While the Bronx is a New York City borough with a rich cultural history, it’s hardly recognized as a place to visit for events or resources.
Enter Project X, a grassroots arts organization founded by Bronx native Noel Quiñones. Growing up in the New York slam scene, Quiñones told CASSIUS he was excited to get back into it after a four-year break in Philly for college. But unfortunately, he said he was met with pushback from the city’s slam community due to the subject nature of his work.
“I’d been told a handful of times when I was slamming in my first year back in New York that I didn’t get a good score because I used Spanish in my poems,” Quiñones said. “All of that bothered me. I was like, ‘Why don’t we have a space in New York that allows Latinx poetry to thrive and to have a home?'”
Around this time, he also realized that the Bronx never actually had a consistent poetry slam series native to the borough. So with the help of a group of his closest friends, also Bronx natives, Project X was born. Their first show — which took place at Hostos Community College in the South Bronx packed the entire house — exceeded the team’s expectations and demonstrated the desire and necessity for this type of space. But after the first season of Project X events ended in July, the board went back to the drawing board realizing the Bronx needed more than just poetry and open mics — they needed resources to survive.
“One thing I had been told that happens a lot in the Bronx is that people work in silos,” Quiñones said. “Our vision was perpetuating that by doing our own thing. We want to redefine what the movement can look like and partner with other organizers to demonstrate how the art can go hand in hand with activism.”
After taking a short hiatus, the bi-monthly events came back bigger and better in October. Other than the poetry slam, they now host another event every month that focuses on partnering with other groups within the community. In October, they collaborated with the Bronx Natives to hold a healing space for those in the community who were having their lives uprooted by the repeal of DACA and the natural disasters that affected their homelands. November’s event focused on clean eating and how to eat healthy in the most hungry borough where 1 in 3 residents are food insecure.
“For so long, as someone who had grown up in the Bronx I was instilled with this anger towards other boroughs for being forgotten,” he said. “You always hear, ‘The Bronx is dirty, it’s worthless, no one goes there.’ We’re in a stage right now where we’re starting to make stronger bonds with the community and find what the actual issues are.”
Even though the Bronx comes out to support their own, Quiñones does have one request: that activists and organizers from all boroughs come through and show face. While gentrification hasn’t hit the borough as hard as other pockets of the city yet, recent developments such as the new high-rise complexes being built as well as a push to rename the South Bronx the “Piano District.”
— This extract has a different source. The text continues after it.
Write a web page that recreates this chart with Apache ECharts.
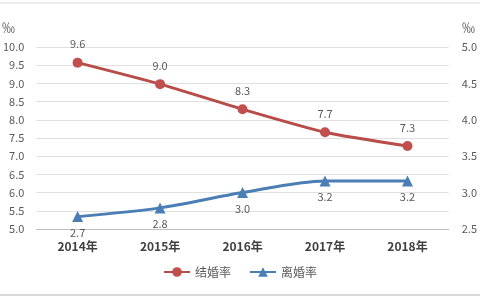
<!DOCTYPE html>
<html>
<head>
<meta charset="utf-8">
<script src="https://cdn.jsdelivr.net/npm/echarts@6/dist/echarts.min.js"></script>
<style>
  html, body { margin: 0; padding: 0; background: #fff; }
  #main { width: 480px; height: 300px; }
</style>
</head>
<body>
<div id="main"></div>
<script>
// 数据
let years = ['2014年', '2015年', '2016年', '2017年', '2018年'];
let marriageRate = [9.57, 8.98, 8.29, 7.66, 7.28];
let divorceRate = [2.67, 2.79, 3.0, 3.16, 3.16];
let leftTicks = [5.0, 10.0, 0.5];
let rightTicks = [2.5, 5.0, 0.5];

let myChart = echarts.init(document.getElementById('main'));
let font = '"Noto Sans CJK SC", "Noto Sans", sans-serif';

let option = {
    backgroundColor: '#fff',
    textStyle: { fontFamily: font },
    grid: { left: 30, right: 29, top: 47, bottom: 71 },
    graphic: [
        { type: 'line', shape: { x1: 0, y1: 3, x2: 480, y2: 3 }, style: { stroke: '#d9d9d9', lineWidth: 1 } },
        { type: 'line', shape: { x1: 0, y1: 295, x2: 480, y2: 295 }, style: { stroke: '#d9d9d9', lineWidth: 2 } },
        { type: 'text', left: 2, top: 21, style: { text: '‰', fill: '#595959', font: '13px ' + font } },
        { type: 'text', left: 462, top: 21, style: { text: '‰', fill: '#595959', font: '13px ' + font } }
    ],
    legend: {
        bottom: 17,
        left: 'center',
        itemWidth: 26,
        itemHeight: 12,
        itemGap: 18,
        textStyle: { color: '#595959', fontSize: 12 },
        data: ['结婚率', '离婚率']
    },
    xAxis: {
        type: 'category',
        data: years,
        boundaryGap: true,
        axisLine: { lineStyle: { color: '#bfbfbf' } },
        axisTick: { show: false },
        axisLabel: { color: '#404040', fontSize: 12, fontWeight: 'bold', margin: 11 }
    },
    yAxis: [
        {
            type: 'value',
            min: leftTicks[0],
            max: leftTicks[1],
            interval: leftTicks[2],
            axisLine: { show: false },
            axisTick: { show: false },
            splitLine: { lineStyle: { color: '#e0e0e0' } },
            axisLabel: {
                color: '#595959', fontSize: 11, margin: 12,
                formatter: function (v) { return v.toFixed(1); }
            }
        },
        {
            type: 'value',
            min: rightTicks[0],
            max: rightTicks[1],
            interval: rightTicks[2],
            axisLine: { show: false },
            axisTick: { show: false },
            splitLine: { show: false },
            axisLabel: {
                color: '#595959', fontSize: 11, margin: 13,
                formatter: function (v) { return v.toFixed(1); }
            }
        }
    ],
    series: [
        {
            name: '结婚率',
            type: 'line',
            yAxisIndex: 0,
            data: marriageRate,
            smooth: 0.2,
            symbol: 'circle',
            symbolSize: 10,
            color: '#c0504d',
            lineStyle: { width: 3, color: '#b84c49' },
            label: {
                show: true, position: 'top', distance: 8,
                color: '#595959', fontSize: 11,
                formatter: function (p) { return p.value.toFixed(1); }
            }
        },
        {
            name: '离婚率',
            type: 'line',
            yAxisIndex: 1,
            data: divorceRate,
            smooth: 0.3,
            symbol: 'triangle',
            symbolSize: 11,
            color: '#4a7eb5',
            lineStyle: { width: 3, color: '#4a7eb5' },
            label: {
                show: true, position: 'bottom', distance: 5,
                color: '#595959', fontSize: 11,
                formatter: function (p) { return p.value.toFixed(1); }
            }
        }
    ]
};

myChart.setOption(option, true);
</script>
</body>
</html>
“A lot of Bronx organizers are looking to activists in other boroughs for support because we haven’t been hit as powerfully as other neighborhoods have yet,” Quiñones said. “We want to show people that the Bronx will not be taken over and redefine what the movement can look like and how the art can go hand in hand with activism.”
Another major part of the impending gentrification is the construction of the Universal Hip Hop Museum, which is set to be completed by 2022. However, Project X hopes they’ll be interested in collaborating with them as the Bronx Museum of the Arts has for this season.
“We want to share our resources and not just come in and create this shiny new thing for people to just leave,” he said. “We would want to consult with them … we hope they’re open to it.”
As far as Project X’s ultimate goal? They hope to eventually get their own brick and mortar multimedia space with a black box, recording studio, and artist studios to rent out and host events — something that doesn’t exist in the Bronx currently.
“We’re not doing anything new, but we’re trying to raise the platform on art and activism in the Bronx,” Quiñones said. “We want to give that shine to people who haven’t gotten that support yet and haven’t been able to access those platforms. We want to show people that the Bronx will not be taken over without a fight.”